Please consider the title of this post a warning, Gentle Reader.
Chicago Street Shrine
Recently, on our way home from Tehuixtla we drove by a burnt corpse. There was a police vehicle on the curb and two officers circling, what I now envision as, a still smoking body. “I think that was a burnt body,” I told Felipe.
“Yea… I thought that when we went by the first time…I was going to mention it but thought I’d wait.”
“Wait for what?”
“Until I was sure.”
We drove on since the police were there. Several minutes later I said, “Well, that was disturbing; I could definably have done without seeing a burning corpse today. Or any day for that matter.”
When we arrived in La Tigra Felipe told the group of people always assembled at his sister’s store, including several small children, what we’d seen. “Don’t talk about that in front of the babies!” I admonished him in English. His sister asked him if I’d yelled at him for talking about it in front of the kids. He nodded.
“Oh, don’t worry about that,” she said, “Mom was already here and told us all about it.
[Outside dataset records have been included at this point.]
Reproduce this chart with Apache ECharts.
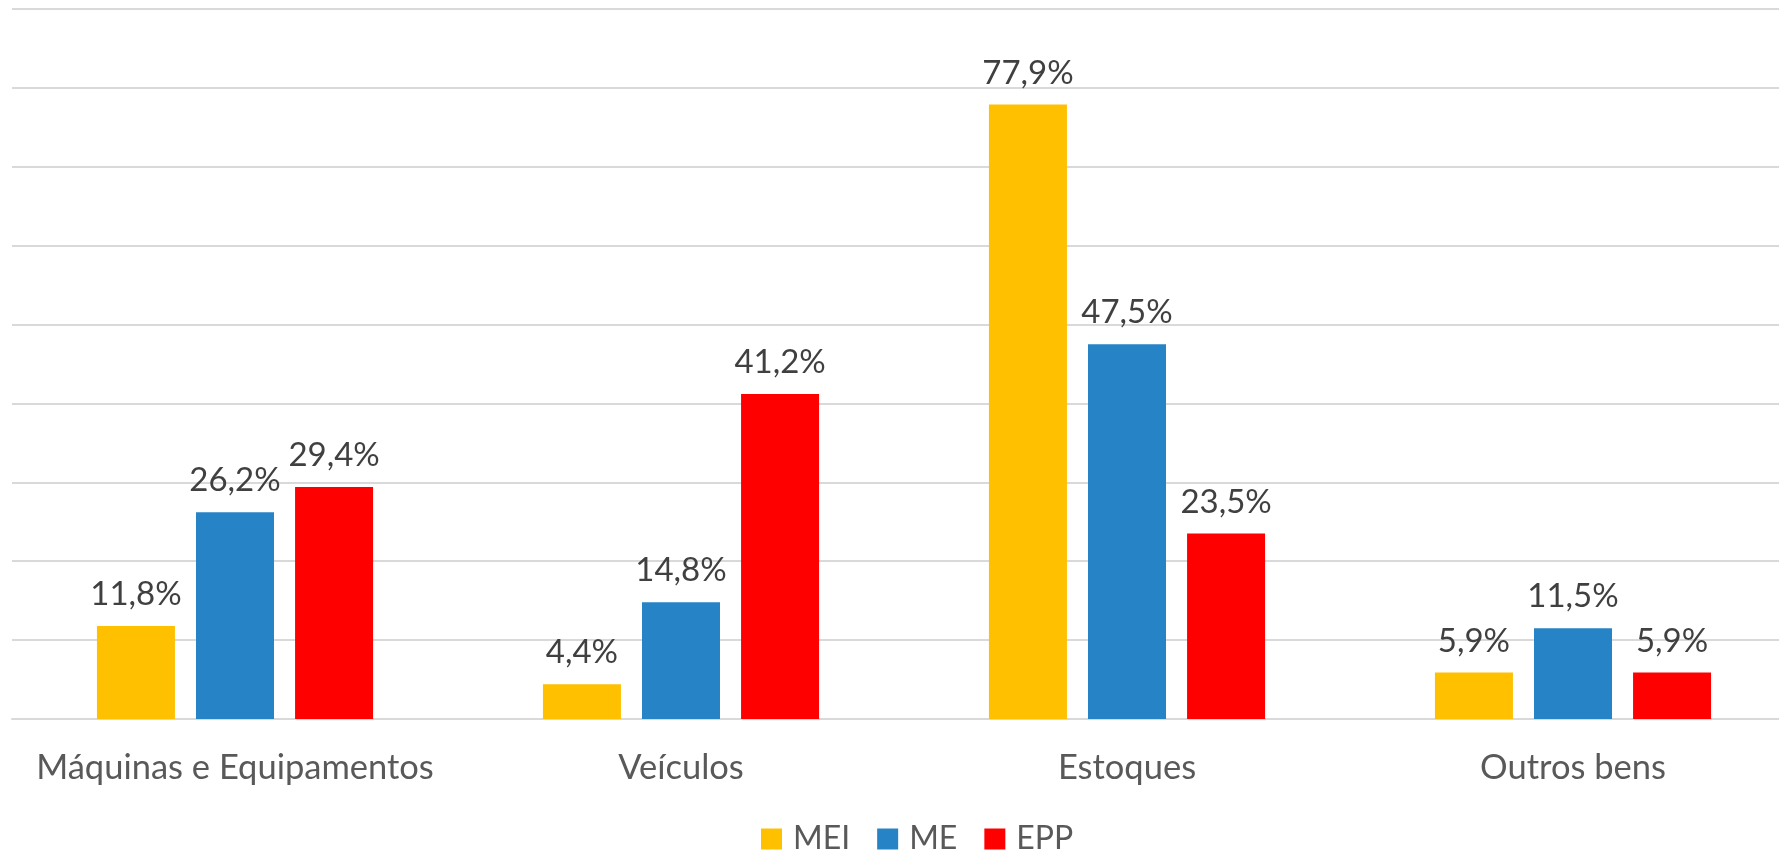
<!DOCTYPE html>
<html><head><meta charset="utf-8">
<script src="https://cdn.jsdelivr.net/npm/echarts@6/dist/echarts.min.js"></script>
<style>html,body{margin:0;padding:0;background:#fff}#c{width:1779px;height:852px}</style>
</head><body><div id="c"></div>
<script>
const categories = ['Máquinas e Equipamentos', 'Veículos', 'Estoques', 'Outros bens'];
const seriesNames = ['MEI', 'ME', 'EPP'];
const mei = [11.8, 4.4, 77.9, 5.9];
const me = [26.2, 14.8, 47.5, 11.5];
const epp = [29.4, 41.2, 23.5, 5.9];
const colors = ['#FFC000', '#2683C6', '#FF0000'];
const FONT = 'Lato';
function bar(name, data, color) {
  return {
    name, type: 'bar', data, barWidth: 78, barGap: '27%',
    itemStyle: { color },
    label: {
      show: true, position: 'top', distance: 15,
      formatter: p => p.value.toFixed(1).replace('.', ',') + '%',
      color: '#404040', fontSize: 33, fontFamily: FONT
    }
  };
}
const chart = echarts.init(document.getElementById('c'));
chart.setOption({
  animation: false,
  color: colors,
  grid: { left: 12, width: 1784, top: 9, bottom: 133, containLabel: false, outerBoundsMode: 'none' },
  legend: {
    bottom: -8, left: 756, itemWidth: 21, itemHeight: 21, itemGap: 27,
    icon: 'rect',
    textStyle: { color: '#595959', fontSize: 32, fontFamily: FONT, padding: [0, 0, 0, 6] },
    data: seriesNames
  },
  xAxis: {
    type: 'category', data: categories,
    axisLine: { lineStyle: { color: '#d9d9d9', width: 2 } },
    axisTick: { show: false },
    axisLabel: { color: '#595959', fontSize: 34.5, fontFamily: FONT, margin: 31, interval: 0 }
  },
  yAxis: {
    type: 'value', min: 0, max: 90, interval: 10,
    axisLabel: { show: false }, axisLine: { show: false }, axisTick: { show: false },
    splitLine: { lineStyle: { color: '#d9d9d9', width: 2 } }
  },
  series: [bar(seriesNames[0], mei, colors[0]), bar(seriesNames[1], me, colors[1]), bar(seriesNames[2], epp, colors[2])]
});
</script></body></html>
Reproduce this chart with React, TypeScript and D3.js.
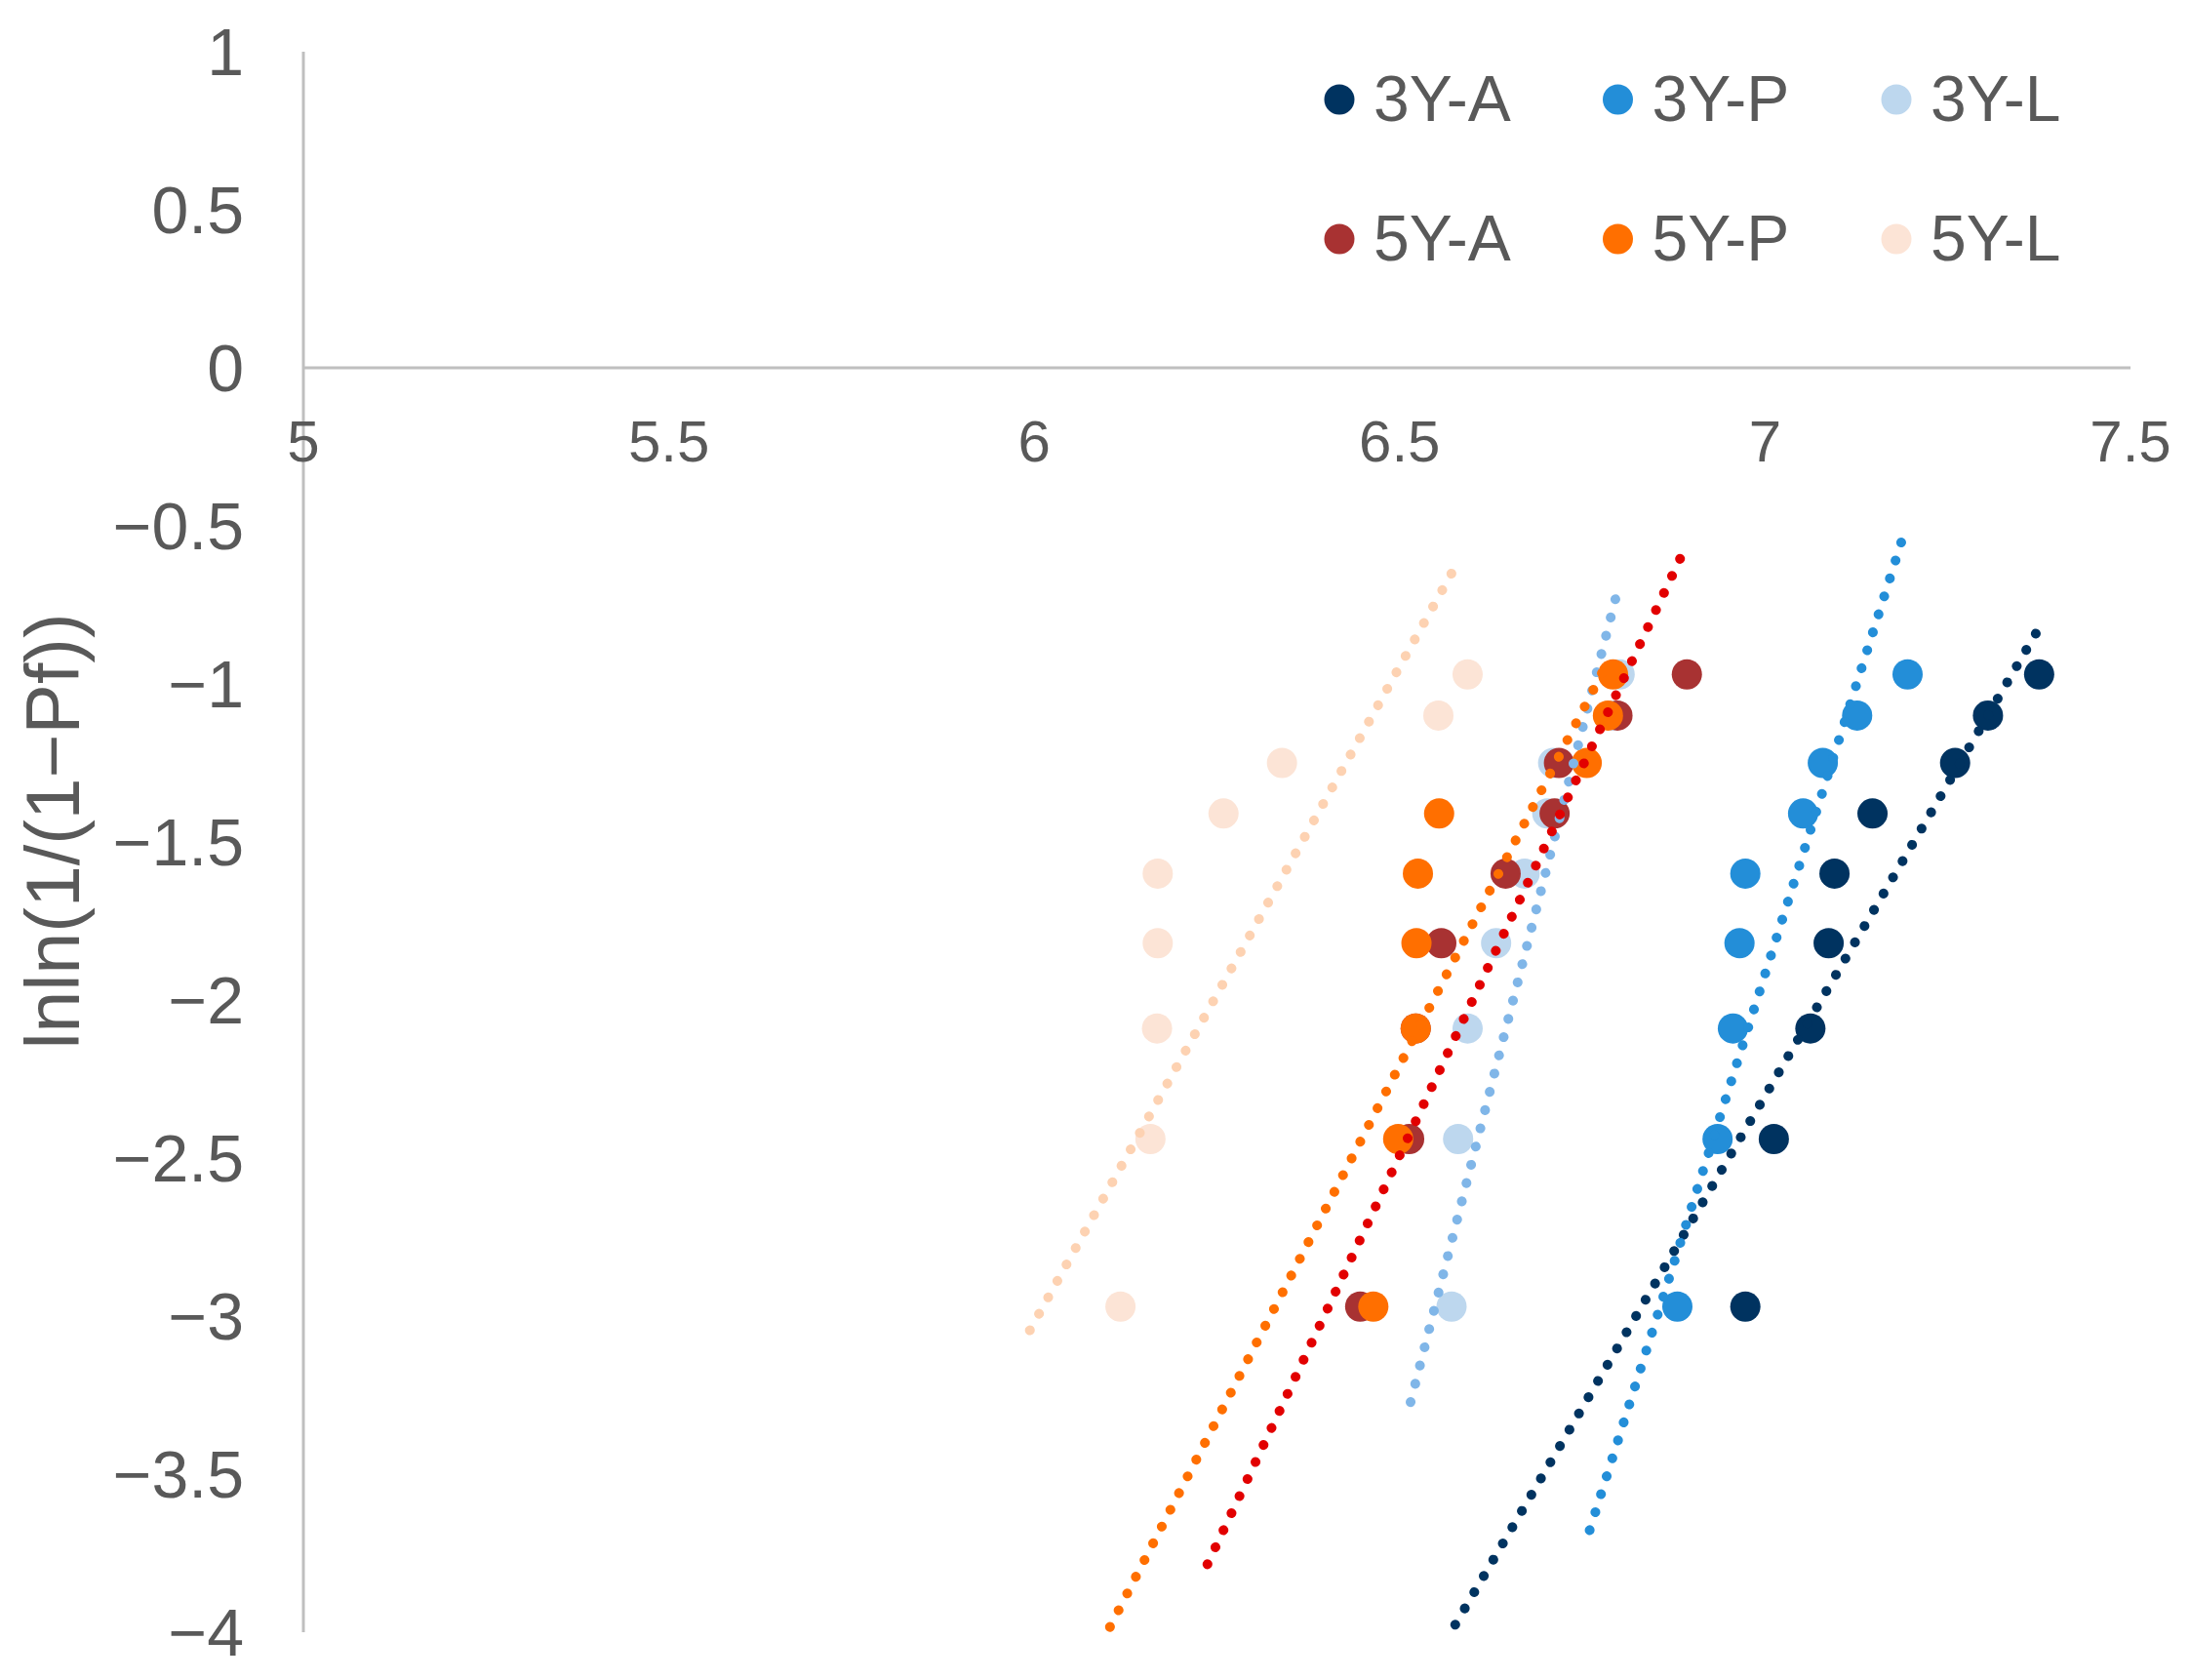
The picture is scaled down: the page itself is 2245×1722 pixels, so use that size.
import React from 'react';
import * as d3 from 'd3';

// y levels shared by every series: lnln(1/(1-Pf))
const levels = [-2.97, -2.44, -2.09, -1.82, -1.6, -1.41, -1.25, -1.1, -0.97];

// x values (ln of strength) for each series, same order as levels
const x3YA = [6.973, 7.012, 7.062, 7.087, 7.095, 7.147, 7.26, 7.305, 7.375];
const x3YP = [6.88, 6.935, 6.956, 6.965, 6.973, 7.052, 7.079, 7.126, 7.195];
const x3YL = [6.571, 6.58, 6.593, 6.632, 6.671, 6.702, 6.71, 6.79, 6.801];
const x5YA = [6.446, 6.513, 6.522, 6.557, 6.645, 6.712, 6.718, 6.798, 6.893];
const x5YP = [6.464, 6.498, 6.522, 6.523, 6.525, 6.554, 6.756, 6.785, 6.792];
const x5YL = [6.118, 6.159, 6.168, 6.169, 6.169, 6.259, 6.339, 6.553, 6.593];

const names = ['3Y-A', '3Y-P', '3Y-L', '5Y-A', '5Y-P', '5Y-L'];
const seriesX = [x3YA, x3YP, x3YL, x5YA, x5YP, x5YL];
const markerColors = ['#003360', '#238ed8', '#bdd7ee', '#a83232', '#ff6f00', '#fce4d6'];
const trendColors = ['#003360', '#238ed8', '#80b6e8', '#e20000', '#ff6f00', '#fdd2b2'];

// linear trendlines y = m*x + b, drawn over [from, to]
const trendSlope = [3.947, 7.33, 9.066, 4.919, 4.483, 4.15];
const trendIntercept = [-29.932, -53.228, -62.337, -34.465, -31.346, -27.92];
const trendFrom = [6.55, 6.76, 6.515, 6.237, 6.08, 5.994];
const trendTo = [7.377, 7.193, 6.801, 6.893, 6.785, 6.582];

const xTicks = [5, 5.5, 6, 6.5, 7, 7.5];
const yTicks = [1, 0.5, 0, -0.5, -1, -1.5, -2, -2.5, -3, -3.5, -4];

const FONT = "'Liberation Sans', Arial, sans-serif";
const TEXT = '#595959';
const AXIS = '#bfbfbf';

const fmt = (v: number) => (v < 0 ? '\u2212' + Math.abs(v) : String(v));

export default function App() {
  const width = 2245;
  const height = 1722;

  const x = d3.scaleLinear().domain([5, 7.5]).range([311, 2184]);
  const y = d3.scaleLinear().domain([-4, 1]).range([1673, 53]);

  const line = d3
    .line<[number, number]>()
    .x(d => x(d[0]))
    .y(d => y(d[1]));

  const r = 15.5;

  return (
    <svg
      width={width}
      height={height}
      style={{ position: 'absolute', left: 0, top: 0, background: '#fff' }}
      fontFamily={FONT}
    >
      <defs>
        <clipPath id="plot">
          <rect x={x(5)} y={y(1)} width={x(7.5) - x(5) + 40} height={y(-4) - y(1)} />
        </clipPath>
      </defs>

      {/* axes */}
      <line x1={x(5)} x2={x(5)} y1={y(1)} y2={y(-4)} stroke={AXIS} strokeWidth={3} />
      <line x1={x(5)} x2={x(7.5)} y1={y(0)} y2={y(0)} stroke={AXIS} strokeWidth={3} />

      {xTicks.map(t => (
        <text key={'xt' + t} x={x(t)} y={473} fontSize={60} fill={TEXT} textAnchor="middle">
          {fmt(t)}
        </text>
      ))}
      {yTicks.map(t => (
        <text key={'yt' + t} x={250} y={y(t)} dy="0.36em" fontSize={68} fill={TEXT} textAnchor="end">
          {fmt(t)}
        </text>
      ))}

      <text
        transform={`translate(81,852) rotate(-90)`}
        fontSize={77}
        fill={TEXT}
        textAnchor="middle"
      >
        lnln(1/(1{'\u2212'}Pf))
      </text>

      {/* markers */}
      {seriesX.map((xs, si) => (
        <g key={'s' + si} fill={markerColors[si]}>
          {xs.map((v, i) => (
            <circle key={i} cx={x(v)} cy={y(levels[i])} r={r} />
          ))}
        </g>
      ))}

      {/* dotted trendlines */}
      <g clipPath="url(#plot)" fill="none">
        {names.map((n, si) => {
          const pts: [number, number][] = [trendFrom[si], trendTo[si]].map(
            v => [v, trendSlope[si] * v + trendIntercept[si]] as [number, number]
          );
          return (
            <path
              key={'t' + n}
              d={line(pts) || ''}
              stroke={trendColors[si]}
              strokeWidth={10}
              strokeLinecap="round"
              strokeDasharray="0.1 19.2"
            />
          );
        })}
      </g>

      {/* legend */}
      {names.map((n, i) => {
        const col = i % 3;
        const row = Math.floor(i / 3);
        const mx = 1373 + col * 285.5;
        const my = 102 + row * 143;
        return (
          <g key={'lg' + n}>
            <circle cx={mx} cy={my} r={r} fill={markerColors[i]} />
            <text x={mx + 35} y={my + 22} fontSize={66} fill={TEXT}>
              {n}
            </text>
          </g>
        );
      })}
    </svg>
  );
}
They(Mom had been traveling with a truck full of people including several children) got out to look it. She said he was still wearing his tennis shoes.” I’d noticed that too, one white tennis shoe.
I’ve seen violence. I lived in a Chicago, Latin King ruled neighborhood for a decade. My daily walk to work during those years included passing by scores of street shrines where teenagers had died on the sidewalks.
A burnt body is different.
You may imagine it has an unreal quality. It does not. Not even in passing, through a moving car window. Though I can’t say the actuality of it provoked a reasonable response: perhaps a scream, or some tears. Fear. Fear seems appropriate. But I experienced none of these.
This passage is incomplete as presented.